11.0 LIMITATION OF LIABILITY
11.1 Notwithstanding anything else contained in this agreement, the Company shall not be liable for special, indirect or consequential damages such as, but not limited to, loss of profits or revenue, cost of purchased or replacement goods, or claims of customers to the Customer whether arising from negligence, breach of contract or howsoever.
11.2 The remedies of the Customer set forth herein are exclusive, and the liability of the Company in respect of any contract, or anything done in connection therewith such as the performance or breach thereof, or from the manufacturer, sale, delivery, resale, installation or use any Goods covered by or furnished under this Contract whether arising out of contract, negligence, delict or any warranty or otherwise, shall not, except as expressly provided herein, exceed the price of the Goods for which such liability is based.
11.3 The Customer agrees that it should have its own insurance in place to cover the special or consequential damages mentioned above and agrees that the Company's exclusion of liability is fair and reasonable.

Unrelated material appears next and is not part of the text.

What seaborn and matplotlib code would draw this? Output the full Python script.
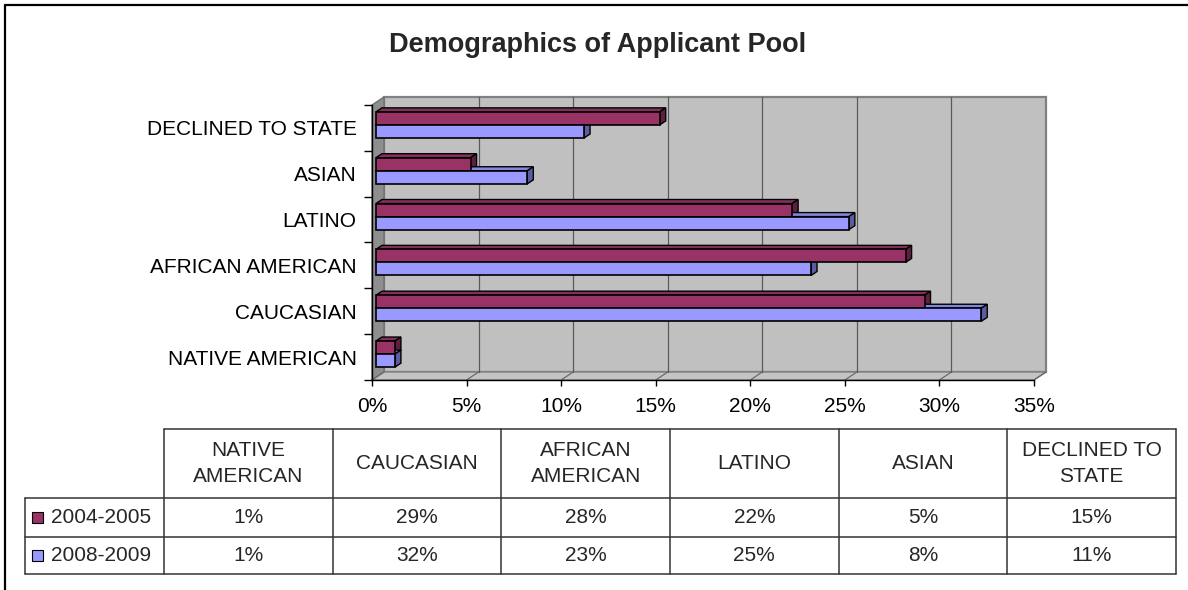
import matplotlib
matplotlib.use("Agg")
import matplotlib.pyplot as plt
import seaborn as sns
import pandas as pd
import numpy as np
from matplotlib.patches import Polygon, Rectangle
from matplotlib.lines import Line2D
from matplotlib.transforms import IdentityTransform, ScaledTranslation
from matplotlib.colors import to_rgba

# ---------------- data ----------------
categories = ["NATIVE AMERICAN", "CAUCASIAN", "AFRICAN AMERICAN", "LATINO", "ASIAN", "DECLINED TO STATE"]
table_headers = ["NATIVE\nAMERICAN", "CAUCASIAN", "AFRICAN\nAMERICAN", "LATINO", "ASIAN", "DECLINED TO\nSTATE"]
years = ["2004-2005", "2008-2009"]
pct_2004_2005 = [1, 29, 28, 22, 5, 15]
pct_2008_2009 = [1, 32, 23, 25, 8, 11]
x_ticks = [0, 5, 10, 15, 20, 25, 30, 35]
title = "Demographics of Applicant Pool"

front_colors = {"2004-2005": "#993366", "2008-2009": "#9999FF"}
top_colors = {"2004-2005": "#84305B", "2008-2009": "#8585E0"}
side_colors = {"2004-2005": "#5E1F40", "2008-2009": "#5C5CA0"}

W, H, DPI = 1188, 590, 100

sns.set_theme(style="white")
plt.rcParams["font.family"] = ["Liberation Sans", "DejaVu Sans"]

df = pd.DataFrame({
    "category": categories * 2,
    "year": [years[0]] * len(categories) + [years[1]] * len(categories),
    "pct": pct_2004_2005 + pct_2008_2009,
})

fig = plt.figure(figsize=(W / DPI, H / DPI), dpi=DPI)
fig.patch.set_facecolor("white")


def fx(px):
    return px / W


def fy(py):
    return 1 - py / H


ax = fig.add_axes([fx(372), fy(380), fx(1034) - fx(372), fy(105) - fy(380)])
ax.set_facecolor("none")
order = categories[::-1]
sns.barplot(data=df, x="pct", y="category", hue="year", order=order, hue_order=years,
            palette=front_colors, orient="h", width=0.57, saturation=1,
            edgecolor="black", linewidth=1.2, legend=False, ax=ax)
ax.set_xlim(0, 35)
ax.set_ylim(len(order) - 0.5, -0.5)
ax.set_xlabel("")
ax.set_ylabel("")

# ---------------- 3D walls ----------------
WD = (12, 8)   # wall depth in px
BO = (4, 3)    # bar front offset px
BD = (6, 4)    # bar depth px
ident = IdentityTransform()

(x0d, y0d) = ax.transData.transform((0, len(order) - 0.5))
(x1d, y1d) = ax.transData.transform((35, -0.5))

back = Polygon([(x0d + WD[0], y0d + WD[1]), (x1d + WD[0], y0d + WD[1]),
                (x1d + WD[0], y1d + WD[1]), (x0d + WD[0], y1d + WD[1])],
               closed=True, facecolor="#C0C0C0", edgecolor="#808080", lw=1.6,
               transform=ident, clip_on=False, zorder=0.1)
ax.add_patch(back)
left = Polygon([(x0d, y0d), (x0d, y1d), (x0d + WD[0], y1d + WD[1]), (x0d + WD[0], y0d + WD[1])],
               closed=True, facecolor="#8E8E8E", edgecolor="#707070", lw=1.0,
               transform=ident, clip_on=False, zorder=0.2)
ax.add_patch(left)
floor = Polygon([(x0d, y0d), (x1d, y0d), (x1d + WD[0], y0d + WD[1]), (x0d + WD[0], y0d + WD[1])],
                closed=True, facecolor="#C4C4C4", edgecolor="#808080", lw=1.0,
                transform=ident, clip_on=False, zorder=0.2)
ax.add_patch(floor)

for v in x_ticks:
    xd = ax.transData.transform((v, 0))[0]
    ax.add_line(Line2D([xd, xd + WD[0]], [y0d, y0d + WD[1]], color="#6A6A6A", lw=0.9,
                       transform=ident, clip_on=False, zorder=0.3))
    if 0 < v < 35:
        ax.add_line(Line2D([xd + WD[0], xd + WD[0]], [y0d + WD[1], y1d + WD[1]], color="#5A5A5A",
                           lw=0.9, transform=ident, clip_on=False, zorder=0.3))

# ---------------- 3D bar faces ----------------
offset_tr = ax.transData + ScaledTranslation(BO[0] / DPI, BO[1] / DPI, fig.dpi_scale_trans)
for p in list(ax.patches):
    if not isinstance(p, Rectangle) or p.get_width() <= 0:
        continue
    fc = p.get_facecolor()
    yr = min(years, key=lambda k: sum((a - b) ** 2 for a, b in zip(to_rgba(front_colors[k]), fc)))
    x, y, w, h = p.get_x(), p.get_y(), p.get_width(), p.get_height()
    (L, Y1) = ax.transData.transform((x, y))
    (R, Y2) = ax.transData.transform((x + w, y + h))
    L += BO[0]; R += BO[0]
    T = max(Y1, Y2) + BO[1]
    B = min(Y1, Y2) + BO[1]
    p.set_transform(offset_tr)
    p.set_zorder(5)
    p.set_clip_on(False)
    topf = Polygon([(L, T), (R, T), (R + BD[0], T + BD[1]), (L + BD[0], T + BD[1])], closed=True,
                   facecolor=top_colors[yr], edgecolor="black", lw=1.0, transform=ident,
                   clip_on=False, zorder=4)
    side = Polygon([(R, B), (R, T), (R + BD[0], T + BD[1]), (R + BD[0], B + BD[1])], closed=True,
                   facecolor=side_colors[yr], edgecolor="black", lw=1.0, transform=ident,
                   clip_on=False, zorder=4)
    ax.add_patch(topf)
    ax.add_patch(side)

# ---------------- axes styling ----------------
for s in ["top", "right"]:
    ax.spines[s].set_visible(False)
for s in ["left", "bottom"]:
    ax.spines[s].set_color("black")
    ax.spines[s].set_linewidth(1.0)
    ax.spines[s].set_zorder(6)

ax.set_yticks(range(len(order)))
ax.set_yticklabels(order)
ax.set_yticks(np.arange(-0.5, len(order), 1), minor=True)
ax.set_xticks(x_ticks)
ax.set_xticklabels([f"{v}%" for v in x_ticks])
ax.tick_params(axis="y", which="major", left=True, length=0, pad=11, labelsize=15, labelcolor="black")
ax.tick_params(axis="y", which="minor", left=True, length=6, width=1, color="black", direction="out")
ax.tick_params(axis="x", which="major", bottom=True, length=4, width=1, color="black",
               direction="out", pad=8, labelsize=15, labelcolor="black")
ax.grid(False)

# ---------------- title ----------------
fig.text(fx(598), fy(52), title, ha="center", va="baseline", fontsize=19.5, fontweight="bold")

# ---------------- data table ----------------
line_kw = dict(color="#333333", lw=1.1, transform=fig.transFigure)
col_left, col_right = 164, 1176
ncol = len(categories)
col_w = (col_right - col_left) / ncol
head_top, head_bot, row1_bot, row2_bot = 429, 498, 537, 574
lab_left = 25

# horizontal lines
fig.add_artist(Line2D([fx(col_left), fx(col_right)], [fy(head_top)] * 2, **line_kw))
for yy in [head_bot, row1_bot, row2_bot]:
    fig.add_artist(Line2D([fx(lab_left), fx(col_right)], [fy(yy)] * 2, **line_kw))
# vertical lines
for i in range(ncol + 1):
    xx = col_left + i * col_w
    fig.add_artist(Line2D([fx(xx)] * 2, [fy(head_top), fy(row2_bot)], **line_kw))
fig.add_artist(Line2D([fx(lab_left)] * 2, [fy(head_bot), fy(row2_bot)], **line_kw))

for i, hdr in enumerate(table_headers):
    cx = col_left + (i + 0.5) * col_w
    fig.text(fx(cx), fy((head_top + head_bot) / 2), hdr, ha="center", va="center",
             fontsize=15, linespacing=1.5)

rows = [(years[0], pct_2004_2005, head_bot, row1_bot), (years[1], pct_2008_2009, row1_bot, row2_bot)]
for yr, vals, rt, rb in rows:
    cy = (rt + rb) / 2
    fig.add_artist(Rectangle((fx(32), fy(cy + 5.5)), fx(11), 11 / H, facecolor=front_colors[yr],
                             edgecolor="black", lw=0.8, transform=fig.transFigure))
    fig.text(fx(51), fy(cy), yr, ha="left", va="center", fontsize=15)
    for i, v in enumerate(vals):
        cx = col_left + (i + 0.5) * col_w
        fig.text(fx(cx), fy(cy), f"{v}%", ha="center", va="center", fontsize=15)

# ---------------- outer border ----------------
fig.add_artist(Line2D([fx(5), 1], [fy(5), fy(5)], color="black", lw=1.6, transform=fig.transFigure))
fig.add_artist(Line2D([fx(5), fx(5)], [fy(5), 0], color="black", lw=1.6, transform=fig.transFigure))

fig.savefig("out.png", dpi=DPI)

11.4 Nothing contained in these Terms and Conditions shall limit liability in respect of death or personal injury caused by the Company's negligence.
12.0 RETURN OF GOODS
12.1 If no cancellation has been received by the Company and Goods have been dispatched to the Customer in accordance with the Customer's order, the Company will not accept the return of said Goods except in circumstances where the Customer makes a bona fide claim for replacement as set out in clause 10 above.
12.2 Returns by way of special agreement are subject to a restocking/handling charge of 30% of the original invoice value.
12.3 Refunds will be given at the discretion of the Company Management.
13.0 GOVERNING LAW
13.1 The contract shall be interpreted according to the law of Scotland which shall apply to the whole terms and provisions hereof and the parties shall submit to the non-exclusive jurisdiction of the Scottish Courts.